2019-09-17 15:56:421 Oct 2018 01:53 AM EST
By Laura Tucker, Staff writer; Image: Kevin McAleenan, Rodney Scott, and Chris Cuomo touring port of entry (Image source: Public domain)
This certainly won't be good news to Donald Trump. Three of his border projects in California and Arizona have been canceled by the Pentagon because the cost is more expensive than the estimate that had been given.
Authorization for the projects was announced late last month. The project of about 20 miles of fencing, lighting, and other border materials was authorized by the Defense Department. It approved redirecting $2.5 billion away from a counter-drug fund because of "lower-than-expected contract costs."
The U.S. Army Corps of Engineers initially determined that it would be able to afford the projects by using counter-drug funds, yet they admitted they wouldn't know the exact amount until later in the fiscal year.

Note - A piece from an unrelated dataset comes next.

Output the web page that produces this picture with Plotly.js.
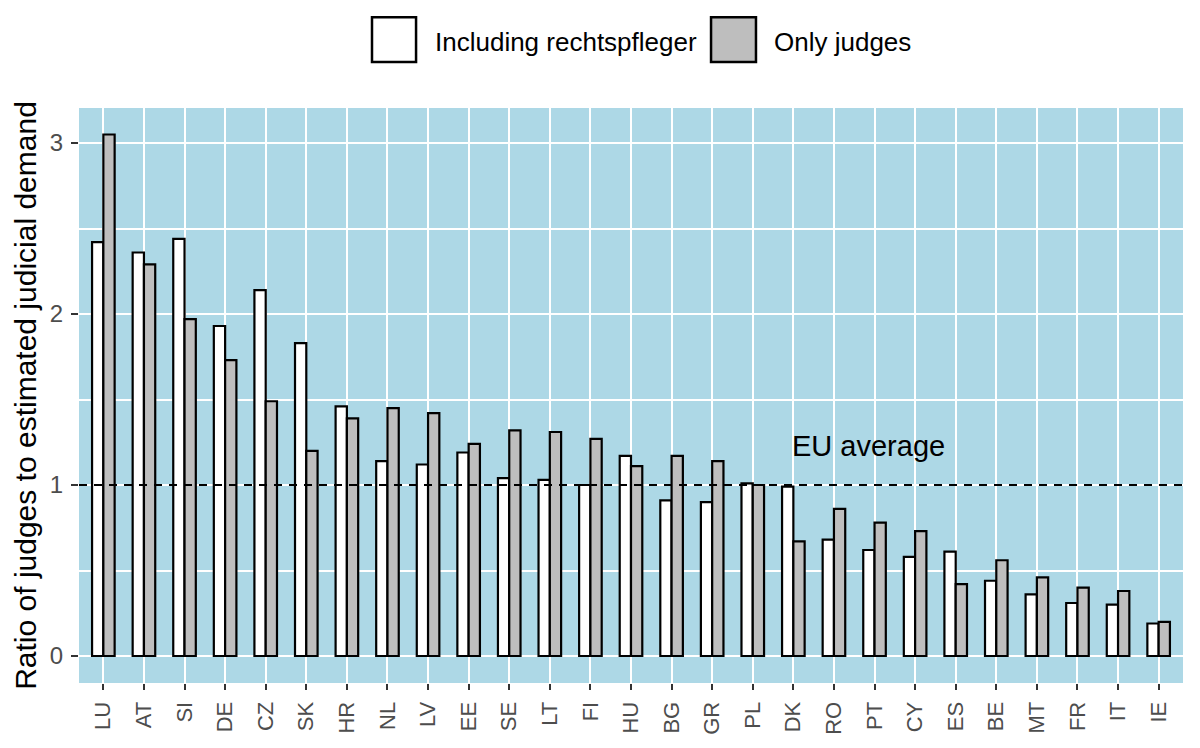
<!DOCTYPE html>
<html>
<head>
<meta charset="utf-8">
<script src="https://cdn.plot.ly/plotly-3.0.1.min.js"></script>
<style>
  html, body { margin: 0; padding: 0; background: #fff; }
  #chart { width: 1200px; height: 748px; }
</style>
</head>
<body>
<div id="chart"></div>
<script>
// countries, ordered as in the figure
var countries = ["LU", "AT", "SI", "DE", "CZ", "SK", "HR", "NL", "LV", "EE", "SE", "LT", "FI",
                 "HU", "BG", "GR", "PL", "DK", "RO", "PT", "CY", "ES", "BE", "MT", "FR", "IT", "IE"];

// ratio of judges to estimated judicial demand
var incl_rechtspfleger = [2.42, 2.36, 2.44, 1.93, 2.14, 1.83, 1.46, 1.14, 1.12, 1.19, 1.04, 1.03, 1.00,
                          1.17, 0.91, 0.90, 1.01, 0.99, 0.68, 0.62, 0.58, 0.61, 0.44, 0.36, 0.31, 0.30, 0.19];
var only_judges = [3.05, 2.29, 1.97, 1.73, 1.49, 1.20, 1.39, 1.45, 1.42, 1.24, 1.32, 1.31, 1.27,
                   1.11, 1.17, 1.14, 1.00, 0.67, 0.86, 0.78, 0.73, 0.42, 0.56, 0.46, 0.40, 0.38, 0.20];

var eu_average = 1;
var legend_labels = ["Including rechtspfleger", "Only judges"];

var fnt = "Liberation Sans, Arial, sans-serif";

var trace1 = {
  x: countries,
  y: incl_rechtspfleger,
  name: legend_labels[0],
  type: 'bar',
  marker: {color: '#ffffff', line: {color: '#000000', width: 2.2}},
  hoverinfo: 'x+y'
};

var trace2 = {
  x: countries,
  y: only_judges,
  name: legend_labels[1],
  type: 'bar',
  marker: {color: '#bebebe', line: {color: '#000000', width: 2.2}},
  hoverinfo: 'x+y'
};

var layout = {
  width: 1200,
  height: 748,
  margin: {l: 79, r: 17, t: 108, b: 65},
  paper_bgcolor: '#ffffff',
  plot_bgcolor: '#add8e6',
  barmode: 'group',
  bargap: 0.444,
  bargroupgap: 0,
  showlegend: false,
  font: {family: fnt, color: '#000000'},
  xaxis: {
    type: 'category',
    range: [-0.6, 26.6],
    showgrid: true,
    gridcolor: '#ffffff',
    gridwidth: 2,
    zeroline: false,
    showline: false,
    ticks: 'outside',
    ticklen: 6,
    tickwidth: 2,
    tickcolor: '#333333',
    tickangle: -90,
    ticklabelstandoff: 3,
    tickfont: {family: fnt, size: 22, color: '#4d4d4d'}
  },
  yaxis: {
    range: [-0.158, 3.205],
    tickvals: [0, 1, 2, 3],
    ticktext: ["0", "1", "2", "3"],
    showgrid: true,
    gridcolor: '#ffffff',
    gridwidth: 2,
    minor: {dtick: 0.5, tick0: 0.5, showgrid: true, gridcolor: '#ffffff', gridwidth: 1.5},
    zeroline: false,
    showline: false,
    ticks: 'outside',
    ticklen: 7,
    tickwidth: 2,
    tickcolor: '#333333',
    ticklabelstandoff: 3,
    tickfont: {family: fnt, size: 24, color: '#4d4d4d'},
    title: {
      text: "Ratio of judges to estimated judicial demand",
      font: {family: fnt, size: 30, color: '#000000'},
      standoff: 4
    }
  },
  shapes: [
    // EU average line
    {type: 'line', xref: 'paper', x0: 0, x1: 1, yref: 'y', y0: eu_average, y1: eu_average,
     line: {color: '#000000', width: 1.8, dash: '8px,7px'}, layer: 'above'},
    // legend keys
    {type: 'rect', xref: 'paper', yref: 'paper', x0: 0.2654, x1: 0.3053, y0: 1.08, y1: 1.158,
     fillcolor: '#ffffff', line: {color: '#000000', width: 2.5}},
    {type: 'rect', xref: 'paper', yref: 'paper', x0: 0.5725, x1: 0.6132, y0: 1.08, y1: 1.158,
     fillcolor: '#bebebe', line: {color: '#000000', width: 2.5}}
  ],
  annotations: [
    {x: 18.85, y: 1.23, xref: 'x', yref: 'y', text: "EU average", showarrow: false,
     xanchor: 'center', yanchor: 'middle', font: {family: fnt, size: 29, color: '#000000'}},
    {x: 0.3207, y: 1.114, xref: 'paper', yref: 'paper', text: legend_labels[0], showarrow: false,
     xanchor: 'left', yanchor: 'middle', font: {family: fnt, size: 26, color: '#000000'}},
    {x: 0.6277, y: 1.114, xref: 'paper', yref: 'paper', text: legend_labels[1], showarrow: false,
     xanchor: 'left', yanchor: 'middle', font: {family: fnt, size: 26, color: '#000000'}}
  ]
};

Plotly.newPlot('chart', [trace1, trace2], layout, {displayModeBar: false, responsive: false});
</script>
</body>
</html>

"Based on its work in definitizing the contracts for the original Section 284 projects, [the Army Corps] has determined that there are insufficient contract savings to undertake the three additional Section 284 projects authorized by the Secretary of Defense on August 26, 2019," reads the Pentagon's court filing.
"Therefore, the Department of Defense has decided not to pursue Yuma Sector Projects 4 and 5, and Tucson Sector Project 4 at this time."
Initially, Trump had indicated while campaigning in 2015 and 2016 that he would make Mexico pay for the wall separating it and the United States.
When that didn't pan out, he focused on getting the money from taxpayers. When Congress didn't approve, he declared a national emergency at the border and took the funds for his massive project.
Much of this construction has been held up in court with many arguing legal challenges to Trump's plans, including a House lawsuit that argued it violated Congress's constitutional power of the purse. That lawsuit was dismissed.
The Supreme Court overturned decisions by lower courts of blocking $2.5 billion in Defense funds to replace border infrastructure in California, Arizona, and New Mexico. States and organizations are still challenging this in lower courts.
Earlier this month Defense Secretary Mark T. Esper agreed to pull $3.6 billion from the Defense budget to give to Trump to fund the other portions of the wall. This move took funding away from 127 military construction projects.
He believed it was a necessary move to support American forces that are currently deployed to the border under Trump's emergency that he declared in February.
That $3.6 billion will be used to fund 11 projects that will provide 175 miles of new or reconstructed wall along the border, and this will reduce the need for troops to be stationed there.